SET TASK —
Repeat all of the data precisely.

COLLECTED MATERIAL —
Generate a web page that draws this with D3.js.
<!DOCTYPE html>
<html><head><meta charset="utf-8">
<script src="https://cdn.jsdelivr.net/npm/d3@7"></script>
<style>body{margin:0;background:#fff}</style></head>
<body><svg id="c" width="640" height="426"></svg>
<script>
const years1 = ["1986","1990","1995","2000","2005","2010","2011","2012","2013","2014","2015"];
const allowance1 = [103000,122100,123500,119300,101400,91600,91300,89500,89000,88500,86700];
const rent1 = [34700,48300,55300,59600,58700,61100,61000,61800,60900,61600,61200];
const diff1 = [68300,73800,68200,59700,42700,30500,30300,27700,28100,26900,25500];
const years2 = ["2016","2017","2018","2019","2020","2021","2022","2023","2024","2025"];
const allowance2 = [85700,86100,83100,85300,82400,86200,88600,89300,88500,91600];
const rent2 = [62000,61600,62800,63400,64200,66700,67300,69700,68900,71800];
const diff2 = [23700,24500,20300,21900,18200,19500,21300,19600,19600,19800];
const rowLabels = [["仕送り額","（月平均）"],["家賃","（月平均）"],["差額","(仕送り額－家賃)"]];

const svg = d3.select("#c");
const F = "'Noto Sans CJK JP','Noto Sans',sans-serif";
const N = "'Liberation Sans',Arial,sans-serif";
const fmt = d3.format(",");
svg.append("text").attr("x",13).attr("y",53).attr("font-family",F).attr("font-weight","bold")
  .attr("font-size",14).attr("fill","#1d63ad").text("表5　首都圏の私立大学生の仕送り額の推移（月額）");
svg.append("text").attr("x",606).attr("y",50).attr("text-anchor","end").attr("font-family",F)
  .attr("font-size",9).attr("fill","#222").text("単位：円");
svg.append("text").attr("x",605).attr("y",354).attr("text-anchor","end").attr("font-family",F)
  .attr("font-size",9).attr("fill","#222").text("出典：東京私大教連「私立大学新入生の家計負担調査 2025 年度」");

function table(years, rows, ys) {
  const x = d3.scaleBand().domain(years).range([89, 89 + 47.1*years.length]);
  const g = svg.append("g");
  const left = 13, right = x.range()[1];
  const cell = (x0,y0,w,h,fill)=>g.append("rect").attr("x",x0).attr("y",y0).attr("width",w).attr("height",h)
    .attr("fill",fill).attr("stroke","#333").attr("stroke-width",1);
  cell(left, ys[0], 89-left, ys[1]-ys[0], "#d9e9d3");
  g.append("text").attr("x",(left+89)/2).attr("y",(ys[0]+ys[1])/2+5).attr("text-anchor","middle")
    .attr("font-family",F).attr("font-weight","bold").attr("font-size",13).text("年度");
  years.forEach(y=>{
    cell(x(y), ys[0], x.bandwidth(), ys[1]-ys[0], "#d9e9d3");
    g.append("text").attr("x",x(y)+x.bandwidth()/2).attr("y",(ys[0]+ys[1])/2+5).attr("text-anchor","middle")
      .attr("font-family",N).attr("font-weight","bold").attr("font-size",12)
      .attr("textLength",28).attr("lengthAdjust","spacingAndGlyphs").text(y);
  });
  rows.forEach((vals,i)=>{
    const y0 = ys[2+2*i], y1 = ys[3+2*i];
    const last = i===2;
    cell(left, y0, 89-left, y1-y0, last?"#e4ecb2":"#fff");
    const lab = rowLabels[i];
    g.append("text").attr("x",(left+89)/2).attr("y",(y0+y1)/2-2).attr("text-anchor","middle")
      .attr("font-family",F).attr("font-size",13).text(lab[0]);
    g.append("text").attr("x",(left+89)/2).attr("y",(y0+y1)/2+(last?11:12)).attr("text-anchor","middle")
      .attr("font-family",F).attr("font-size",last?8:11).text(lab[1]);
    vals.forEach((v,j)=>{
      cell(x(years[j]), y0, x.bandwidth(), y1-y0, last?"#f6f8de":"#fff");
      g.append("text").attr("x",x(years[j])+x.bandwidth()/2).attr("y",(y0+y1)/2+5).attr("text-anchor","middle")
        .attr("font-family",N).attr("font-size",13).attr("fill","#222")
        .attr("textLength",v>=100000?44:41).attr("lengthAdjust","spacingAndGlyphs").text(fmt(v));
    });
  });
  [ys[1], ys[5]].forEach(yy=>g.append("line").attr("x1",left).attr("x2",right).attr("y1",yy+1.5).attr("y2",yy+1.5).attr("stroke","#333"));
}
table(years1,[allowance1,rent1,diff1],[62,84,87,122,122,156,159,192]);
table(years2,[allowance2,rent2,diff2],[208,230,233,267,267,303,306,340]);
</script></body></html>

TASK ANSWER —
Generate a web page that draws this with D3.js.
<!DOCTYPE html>
<html><head><meta charset="utf-8">
<script src="https://cdn.jsdelivr.net/npm/d3@7"></script>
<style>body{margin:0;background:#fff}</style></head>
<body><svg id="c" width="640" height="426"></svg>
<script>
const years1 = ["1986","1990","1995","2000","2005","2010","2011","2012","2013","2014","2015"];
const allowance1 = [103000,122100,123500,119300,101400,91600,91300,89500,89000,88500,86700];
const rent1 = [34700,48300,55300,59600,58700,61100,61000,61800,60900,61600,61200];
const diff1 = [68300,73800,68200,59700,42700,30500,30300,27700,28100,26900,25500];
const years2 = ["2016","2017","2018","2019","2020","2021","2022","2023","2024","2025"];
const allowance2 = [85700,86100,83100,85300,82400,86200,88600,89300,88500,91600];
const rent2 = [62000,61600,62800,63400,64200,66700,67300,69700,68900,71800];
const diff2 = [23700,24500,20300,21900,18200,19500,21300,19600,19600,19800];
const rowLabels = [["仕送り額","（月平均）"],["家賃","（月平均）"],["差額","(仕送り額－家賃)"]];

const svg = d3.select("#c");
const F = "'Noto Sans CJK JP','Noto Sans',sans-serif";
const N = "'Liberation Sans',Arial,sans-serif";
const fmt = d3.format(",");
svg.append("text").attr("x",13).attr("y",53).attr("font-family",F).attr("font-weight","bold")
  .attr("font-size",14).attr("fill","#1d63ad").text("表5　首都圏の私立大学生の仕送り額の推移（月額）");
svg.append("text").attr("x",606).attr("y",50).attr("text-anchor","end").attr("font-family",F)
  .attr("font-size",9).attr("fill","#222").text("単位：円");
svg.append("text").attr("x",605).attr("y",354).attr("text-anchor","end").attr("font-family",F)
  .attr("font-size",9).attr("fill","#222").text("出典：東京私大教連「私立大学新入生の家計負担調査 2025 年度」");

function table(years, rows, ys) {
  const x = d3.scaleBand().domain(years).range([89, 89 + 47.1*years.length]);
  const g = svg.append("g");
  const left = 13, right = x.range()[1];
  const cell = (x0,y0,w,h,fill)=>g.append("rect").attr("x",x0).attr("y",y0).attr("width",w).attr("height",h)
    .attr("fill",fill).attr("stroke","#333").attr("stroke-width",1);
  cell(left, ys[0], 89-left, ys[1]-ys[0], "#d9e9d3");
  g.append("text").attr("x",(left+89)/2).attr("y",(ys[0]+ys[1])/2+5).attr("text-anchor","middle")
    .attr("font-family",F).attr("font-weight","bold").attr("font-size",13).text("年度");
  years.forEach(y=>{
    cell(x(y), ys[0], x.bandwidth(), ys[1]-ys[0], "#d9e9d3");
    g.append("text").attr("x",x(y)+x.bandwidth()/2).attr("y",(ys[0]+ys[1])/2+5).attr("text-anchor","middle")
      .attr("font-family",N).attr("font-weight","bold").attr("font-size",12)
      .attr("textLength",28).attr("lengthAdjust","spacingAndGlyphs").text(y);
  });
  rows.forEach((vals,i)=>{
    const y0 = ys[2+2*i], y1 = ys[3+2*i];
    const last = i===2;
    cell(left, y0, 89-left, y1-y0, last?"#e4ecb2":"#fff");
    const lab = rowLabels[i];
    g.append("text").attr("x",(left+89)/2).attr("y",(y0+y1)/2-2).attr("text-anchor","middle")
      .attr("font-family",F).attr("font-size",13).text(lab[0]);
    g.append("text").attr("x",(left+89)/2).attr("y",(y0+y1)/2+(last?11:12)).attr("text-anchor","middle")
      .attr("font-family",F).attr("font-size",last?8:11).text(lab[1]);
    vals.forEach((v,j)=>{
      cell(x(years[j]), y0, x.bandwidth(), y1-y0, last?"#f6f8de":"#fff");
      g.append("text").attr("x",x(years[j])+x.bandwidth()/2).attr("y",(y0+y1)/2+5).attr("text-anchor","middle")
        .attr("font-family",N).attr("font-size",13).attr("fill","#222")
        .attr("textLength",v>=100000?44:41).attr("lengthAdjust","spacingAndGlyphs").text(fmt(v));
    });
  });
  [ys[1], ys[5]].forEach(yy=>g.append("line").attr("x1",left).attr("x2",right).attr("y1",yy+1.5).attr("y2",yy+1.5).attr("stroke","#333"));
}
table(years1,[allowance1,rent1,diff1],[62,84,87,122,122,156,159,192]);
table(years2,[allowance2,rent2,diff2],[208,230,233,267,267,303,306,340]);
</script></body></html>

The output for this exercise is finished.